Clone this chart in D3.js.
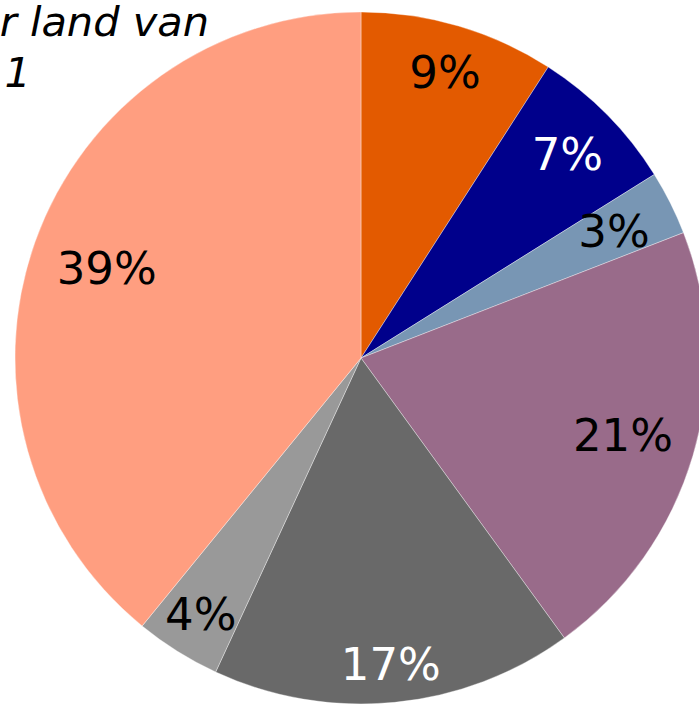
<!DOCTYPE html>
<html>
<head>
<meta charset="utf-8">
<script src="https://cdn.jsdelivr.net/npm/d3@7"></script>
<style>
  html, body { margin: 0; padding: 0; background: #ffffff; }
  svg { display: block; }
</style>
</head>
<body>
<div id="chart"></div>
<script>
// ---- data ----
const categories = ["A", "B", "C", "D", "E", "F", "G"];
const values = [9.1, 7.0, 3.0, 20.9, 16.9, 4.0, 39.1];
const labels = ["9%", "7%", "3%", "21%", "17%", "4%", "39%"];
const titleLines = ["r land van", "1"];

// ---- styling / layout ----
const colors = ["#E35A00", "#00008B", "#7896B4", "#996B8A", "#696969", "#999999", "#FF9E80"];
const labelColors = ["#000", "#fff", "#000", "#000", "#fff", "#000", "#000"];
const labelRadius = [298, 290, 283, 273, 307, 302, 270];

const W = 699, H = 705;
const cx = 361, cy = 358, R = 346;

const svg = d3.select("#chart").append("svg")
  .attr("width", W).attr("height", H)
  .attr("viewBox", `0 0 ${W} ${H}`);

const pie = d3.pie().sort(null).value(d => d.value);
const arcs = pie(categories.map((c, i) => ({ cat: c, value: values[i], i })));
const arc = d3.arc().innerRadius(0).outerRadius(R);

const g = svg.append("g").attr("transform", `translate(${cx},${cy})`);

g.selectAll("path.slice").data(arcs).join("path")
  .attr("class", "slice")
  .attr("d", arc)
  .attr("fill", d => colors[d.data.i])
  .attr("stroke", "#ffffff")
  .attr("stroke-width", 0.6)
  .attr("stroke-opacity", 0.6);

g.selectAll("text.lbl").data(arcs).join("text")
  .attr("class", "lbl")
  .attr("transform", d => {
    const a = (d.startAngle + d.endAngle) / 2;
    const r = labelRadius[d.data.i];
    return `translate(${r * Math.sin(a)},${-r * Math.cos(a)})`;
  })
  .attr("text-anchor", "middle")
  .attr("dy", "0.36em")
  .attr("font-family", "DejaVu Sans, Verdana, sans-serif")
  .attr("font-size", 45)
  .attr("fill", d => labelColors[d.data.i])
  .text(d => labels[d.data.i]);

// title fragments (cut off at the left edge in the reference)
const titleEnds = [209, 31];
const titleBaselines = [36, 87];
svg.selectAll("text.title").data(titleLines).join("text")
  .attr("class", "title")
  .attr("x", (d, i) => titleEnds[i])
  .attr("y", (d, i) => titleBaselines[i])
  .attr("text-anchor", "end")
  .attr("font-family", "DejaVu Sans, Verdana, sans-serif")
  .attr("font-style", "italic")
  .attr("font-size", 41.5)
  .attr("fill", "#000")
  .text(d => d);
</script>
</body>
</html>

Short task.
Quote all the lines above exactly as given. Do not include the pictures.

Result of this task.
Clone this chart in D3.js.
<!DOCTYPE html>
<html>
<head>
<meta charset="utf-8">
<script src="https://cdn.jsdelivr.net/npm/d3@7"></script>
<style>
  html, body { margin: 0; padding: 0; background: #ffffff; }
  svg { display: block; }
</style>
</head>
<body>
<div id="chart"></div>
<script>
// ---- data ----
const categories = ["A", "B", "C", "D", "E", "F", "G"];
const values = [9.1, 7.0, 3.0, 20.9, 16.9, 4.0, 39.1];
const labels = ["9%", "7%", "3%", "21%", "17%", "4%", "39%"];
const titleLines = ["r land van", "1"];

// ---- styling / layout ----
const colors = ["#E35A00", "#00008B", "#7896B4", "#996B8A", "#696969", "#999999", "#FF9E80"];
const labelColors = ["#000", "#fff", "#000", "#000", "#fff", "#000", "#000"];
const labelRadius = [298, 290, 283, 273, 307, 302, 270];

const W = 699, H = 705;
const cx = 361, cy = 358, R = 346;

const svg = d3.select("#chart").append("svg")
  .attr("width", W).attr("height", H)
  .attr("viewBox", `0 0 ${W} ${H}`);

const pie = d3.pie().sort(null).value(d => d.value);
const arcs = pie(categories.map((c, i) => ({ cat: c, value: values[i], i })));
const arc = d3.arc().innerRadius(0).outerRadius(R);

const g = svg.append("g").attr("transform", `translate(${cx},${cy})`);

g.selectAll("path.slice").data(arcs).join("path")
  .attr("class", "slice")
  .attr("d", arc)
  .attr("fill", d => colors[d.data.i])
  .attr("stroke", "#ffffff")
  .attr("stroke-width", 0.6)
  .attr("stroke-opacity", 0.6);

g.selectAll("text.lbl").data(arcs).join("text")
  .attr("class", "lbl")
  .attr("transform", d => {
    const a = (d.startAngle + d.endAngle) / 2;
    const r = labelRadius[d.data.i];
    return `translate(${r * Math.sin(a)},${-r * Math.cos(a)})`;
  })
  .attr("text-anchor", "middle")
  .attr("dy", "0.36em")
  .attr("font-family", "DejaVu Sans, Verdana, sans-serif")
  .attr("font-size", 45)
  .attr("fill", d => labelColors[d.data.i])
  .text(d => labels[d.data.i]);

// title fragments (cut off at the left edge in the reference)
const titleEnds = [209, 31];
const titleBaselines = [36, 87];
svg.selectAll("text.title").data(titleLines).join("text")
  .attr("class", "title")
  .attr("x", (d, i) => titleEnds[i])
  .attr("y", (d, i) => titleBaselines[i])
  .attr("text-anchor", "end")
  .attr("font-family", "DejaVu Sans, Verdana, sans-serif")
  .attr("font-style", "italic")
  .attr("font-size", 41.5)
  .attr("fill", "#000")
  .text(d => d);
</script>
</body>
</html>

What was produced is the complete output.